Loken, E. D., A. J. Clark, and A. McGovern, 2022: Comparing and Interpreting Differently Designed Random Forests for Next-Day Severe Weather Hazard Prediction. Wea. Forecasting, 37, 871–899, https://doi.org/10.1175/WAF-D-21-0138.1.
Clark, A. J., and E. D. Loken, 2022: Machine Learning–Derived Severe Weather Probabilities from a Warn-on-Forecast System. Wea. Forecasting, 37, 1721–1740, https://doi.org/10.1175/WAF-D-22-0056.1.
Mazurek, A. C., A. J. Hill, R. S. Schumacher, and H. J. McDaniel, 2025: Can Ingredients-Based Forecasting Be Learned? Disentangling a Random Forest’s Severe Weather Predictions. Wea. Forecasting, 40, 237–258, https://doi.org/10.1175/WAF-D-23-0193.1.
Hill, A. J., R. S. Schumacher, and M. R. Green, 2024: Observation Definitions and their Implications in Machine Learning-based Predictions of Excessive Rainfall. doi.org/10.1175/WAF-D-24-0033.1.
Hill, A. J., R. S. Schumacher, and I. L. Jirak, 2023: A new paradigm for medium-range severe weather forecasts: probabilistic random forest-based predictions. doi:10.1175/WAF-D-22-0143.1.
Hill, A. J. and R. S. Schumacher, 2021: Forecasting excessive rainfall with random forests and a deterministic convection-allowing model. doi:10.1175/WAF-D-21-0026.1.
Schumacher, R. S., A. J. Hill, M. Klein, J. Nelson, M. Erickson, S. M. Trojniak, and G. R. Herman, 2021: From random forests to flood forecasts: A research to operations success story. doi:10.1175/BAMSD-20-0186.1.
Hill, A. J., G. R. Herman, and R. S. Schumacher, 2020: Forecasting severe weather with random forests. doi:10.1175/MWR-D-19-0344.1.
Lines 147-148: This sentence is not needed – can be removed. All of this information is contained in the section headers.
Line 174-175: To be consistent with both machine learning and atmospheric science literature, the “calibration” phase should be referred to as the “training” phase of the ERF. Then, you use cross-validation to validate the trained model on withheld periods – you don’t use those withheld periods to “calibrate” the models.
Line 188: Should RF actually be ERF?
Line 188: Did you consider alternative probability thresholds (beyond just 50%) to assignment detected tracks (D)?
Lines 251-253: This text is best reserved for the figure caption – please move there if not already. This text is just describing the figure, not the science.
Figure 3: It would be good to see the full distribution of MCC scores for the 100 RFs plotted as error bars, akin to a 95% confidence interval. Are the MCC values truly indifferent statistically? (it is hard to tell but maybe this detail is plotted as light blue lines? If so, please try and make these lines clearer so they can be discerned and provide a description in the figure caption)

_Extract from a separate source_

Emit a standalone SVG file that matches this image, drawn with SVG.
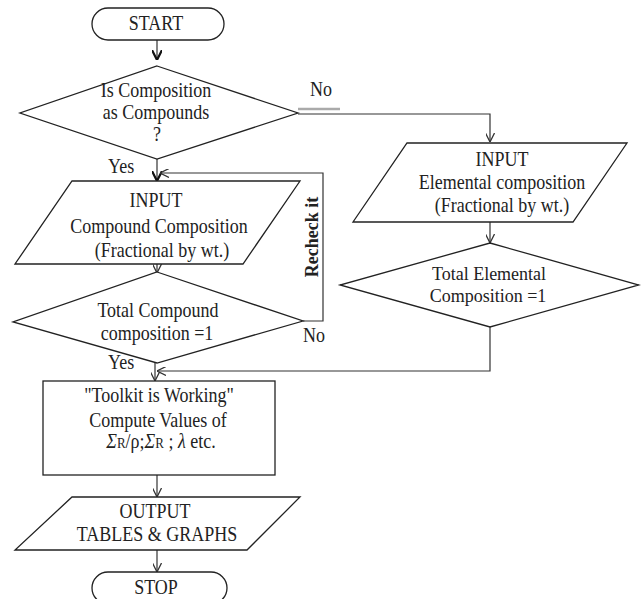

Lines 273-274: What is meant by “calibration experiments”? Are you just evaluating the model’s ability to detect storms over the testing period for which it was trained? It is to be expected that POD will be high and FAR low.
Line 283-284: Isn’t a missed track by definition lower probability? Aren’t hits/misses defined by probabilities greater than or less than 50%? These box plots in Figure 5b are being more or less constrained by the methods used, and don’t necessarily provide much scientific reasoning for “FA are less likely to happen than hits”. The authors should reconsider the usefulness of this analysis in regard to their methodological choices.
Lines 320-322: As mentioned earlier, they are also prescribed by the authors, so these results are not extremely surprising. See major comment above.
Lines 348-349: This information is once again best reserved for the figure caption.
Figure 10: This is an excellent figure that clearly demonstrates how the RFs are learning the relevance of each predictor to drive the yes/no predictions.